Open nivibilla opened 6 months ago

nivibilla commented 6 months ago

System Info

Nvidia A10GPU, Databricks

Who can help?

No response

Information

Tasks

Reproduction

Followed the steps in /examples/llama to build the engine. Inference does work, tested with ../run.py

However using the high level python api doesn't work when initialising from built engine.

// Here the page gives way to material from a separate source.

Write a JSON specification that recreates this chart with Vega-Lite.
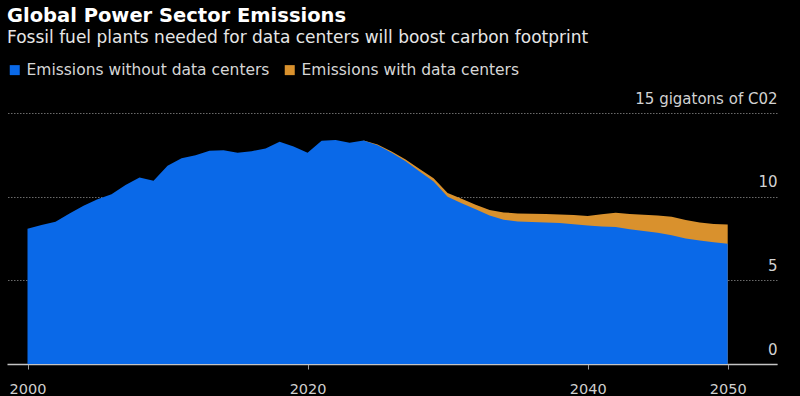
{
  "$schema": "https://vega.github.io/schema/vega-lite/v6.json",
  "width": 770,
  "height": 251,
  "autosize": {"type": "none"},
  "padding": {"left": 7, "top": 113, "right": 23, "bottom": 32},
  "background": "#000000",
  "title": {
    "text": "Global Power Sector Emissions",
    "subtitle": "Fossil fuel plants needed for data centers will boost carbon footprint",
    "anchor": "start",
    "frame": "group",
    "orient": "top",
    "offset": 15,
    "font": "DejaVu Sans",
    "fontSize": 19.5,
    "fontWeight": "bold",
    "color": "#ffffff",
    "subtitleFont": "DejaVu Sans",
    "subtitleFontSize": 17,
    "subtitleColor": "#e6e6e6",
    "subtitlePadding": 4
  },
  "config": {
    "view": {"stroke": null},
    "axis": {"labelFont": "DejaVu Sans", "titleFont": "DejaVu Sans"},
    "legend": {"labelFont": "DejaVu Sans"}
  },
  "data": {
    "values": [
      {"year": 2000, "without": 8.08, "with": null},
      {"year": 2001, "without": 8.3, "with": null},
      {"year": 2002, "without": 8.5, "with": null},
      {"year": 2003, "without": 9.0, "with": null},
      {"year": 2004, "without": 9.45, "with": null},
      {"year": 2005, "without": 9.85, "with": null},
      {"year": 2006, "without": 10.15, "with": null},
      {"year": 2007, "without": 10.7, "with": null},
      {"year": 2008, "without": 11.15, "with": null},
      {"year": 2009, "without": 10.95, "with": null},
      {"year": 2010, "without": 11.85, "with": null},
      {"year": 2011, "without": 12.3, "with": null},
      {"year": 2012, "without": 12.48, "with": null},
      {"year": 2013, "without": 12.74, "with": null},
      {"year": 2014, "without": 12.77, "with": null},
      {"year": 2015, "without": 12.62, "with": null},
      {"year": 2016, "without": 12.72, "with": null},
      {"year": 2017, "without": 12.88, "with": null},
      {"year": 2018, "without": 13.28, "with": null},
      {"year": 2019, "without": 13.0, "with": null},
      {"year": 2020, "without": 12.62, "with": null},
      {"year": 2021, "without": 13.34, "with": null},
      {"year": 2022, "without": 13.38, "with": null},
      {"year": 2023, "without": 13.22, "with": null},
      {"year": 2024, "without": 13.36, "with": 13.36},
      {"year": 2025, "without": 13.08, "with": 13.12},
      {"year": 2026, "without": 12.62, "with": 12.7},
      {"year": 2027, "without": 12.12, "with": 12.22},
      {"year": 2028, "without": 11.5, "with": 11.65},
      {"year": 2029, "without": 10.9, "with": 11.1},
      {"year": 2030, "without": 10.0, "with": 10.22},
      {"year": 2031, "without": 9.6, "with": 9.88},
      {"year": 2032, "without": 9.25, "with": 9.52},
      {"year": 2033, "without": 8.88, "with": 9.2},
      {"year": 2034, "without": 8.62, "with": 9.06},
      {"year": 2035, "without": 8.52, "with": 9.0},
      {"year": 2036, "without": 8.48, "with": 8.98},
      {"year": 2037, "without": 8.45, "with": 8.96},
      {"year": 2038, "without": 8.42, "with": 8.94},
      {"year": 2039, "without": 8.35, "with": 8.9},
      {"year": 2040, "without": 8.28, "with": 8.84},
      {"year": 2041, "without": 8.22, "with": 8.95},
      {"year": 2042, "without": 8.18, "with": 9.04},
      {"year": 2043, "without": 8.05, "with": 8.96},
      {"year": 2044, "without": 7.95, "with": 8.92},
      {"year": 2045, "without": 7.85, "with": 8.88},
      {"year": 2046, "without": 7.7, "with": 8.8},
      {"year": 2047, "without": 7.5, "with": 8.6},
      {"year": 2048, "without": 7.38, "with": 8.46},
      {"year": 2049, "without": 7.28, "with": 8.36},
      {"year": 2050, "without": 7.18, "with": 8.34}
    ]
  },
  "encoding": {
    "x": {
      "field": "year",
      "type": "quantitative",
      "scale": {"domain": [1998.536, 2053.52], "nice": false, "zero": false},
      "axis": {
        "title": null,
        "values": [2000, 2020, 2040, 2050],
        "format": "d",
        "grid": false,
        "domain": true,
        "domainColor": "#c4c4c4",
        "domainWidth": 1.5,
        "ticks": true,
        "tickColor": "#9a9a9a",
        "tickSize": 5,
        "tickWidth": 1,
        "labelPadding": 13,
        "labelFontSize": 14.5,
        "labelColor": "#cfcfcf",
        "labelFlush": false
      }
    }
  },
  "layer": [
    {
      "mark": {"type": "area", "opacity": 1},
      "encoding": {
        "y": {
          "field": "with",
          "type": "quantitative",
          "scale": {"domain": [0, 15], "nice": false},
          "axis": {
            "orient": "right",
            "title": null,
            "values": [0, 5, 10, 15],
            "labelExpr": "datum.value == 15 ? '15 gigatons of C02' : datum.label",
            "domain": false,
            "ticks": false,
            "grid": true,
            "gridColor": "#6a6a6a",
            "gridDash": [1.5, 1.5],
            "gridWidth": 1,
            "labelAlign": "right",
            "labelBaseline": "alphabetic",
            "labelPadding": 0,
            "labelOffset": -10,
            "labelFontSize": 15,
            "labelColor": "#d2d2d2",
            "labelFlush": false
          }
        },
        "color": {
          "datum": "Emissions with data centers",
          "type": "nominal",
          "scale": {
            "domain": ["Emissions without data centers", "Emissions with data centers"],
            "range": ["#0a69e8", "#d9912d"]
          },
          "legend": {
            "title": null,
            "orient": "none",
            "direction": "horizontal",
            "legendX": 0,
            "legendY": -51,
            "padding": 0,
            "symbolType": "square",
            "symbolSize": 100,
            "symbolStrokeWidth": 0,
            "symbolOpacity": 1,
            "labelFontSize": 15.5,
            "labelColor": "#d6d6d6",
            "labelOffset": 4,
            "columnPadding": 12,
            "labelLimit": 400
          }
        }
      }
    },
    {
      "mark": {"type": "area", "opacity": 1},
      "encoding": {
        "y": {"field": "without", "type": "quantitative"},
        "color": {"datum": "Emissions without data centers", "type": "nominal"}
      }
    }
  ]
}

Using version [TensorRT-LLM] TensorRT-LLM version: 0.9.0.dev2024022000

Expected behavior

High level API should load config

actual behavior

does not load.

additional notes

Loading Model: [1/2]    Load TensorRT-LLM engine

KeyError: 'plugin_config'
File <command-475253652531641>, line 1
----> 1 llm = LLM(config)
File /local_disk0/.ephemeral_nfs/envs/pythonEnv-9ac07104-33c3-4c8d-8e2d-bcba65bd05eb/lib/python3.10/site-packages/tensorrt_llm/hlapi/llm.py:602, in _ModelInfo.from_builder_config_json(cls, config)
    599 @classmethod
    600 def from_builder_config_json(cls, config: dict):
    601     # The Dict format is { 'builder_config':..., 'plugin_config':...}
--> 602     dtype = config['plugin_config']['gpt_attention_plugin']
    603     return cls(dtype=dtype, architecture=config['builder_config']['name'])
QiJune commented 6 months ago

@Superjomn Could you please have a look? Thanks

Superjomn commented 6 months ago

This is a known issue and has been resolved in the internal codebase, please wait for next Tuesday's release, the bugfix will sync to the main branch.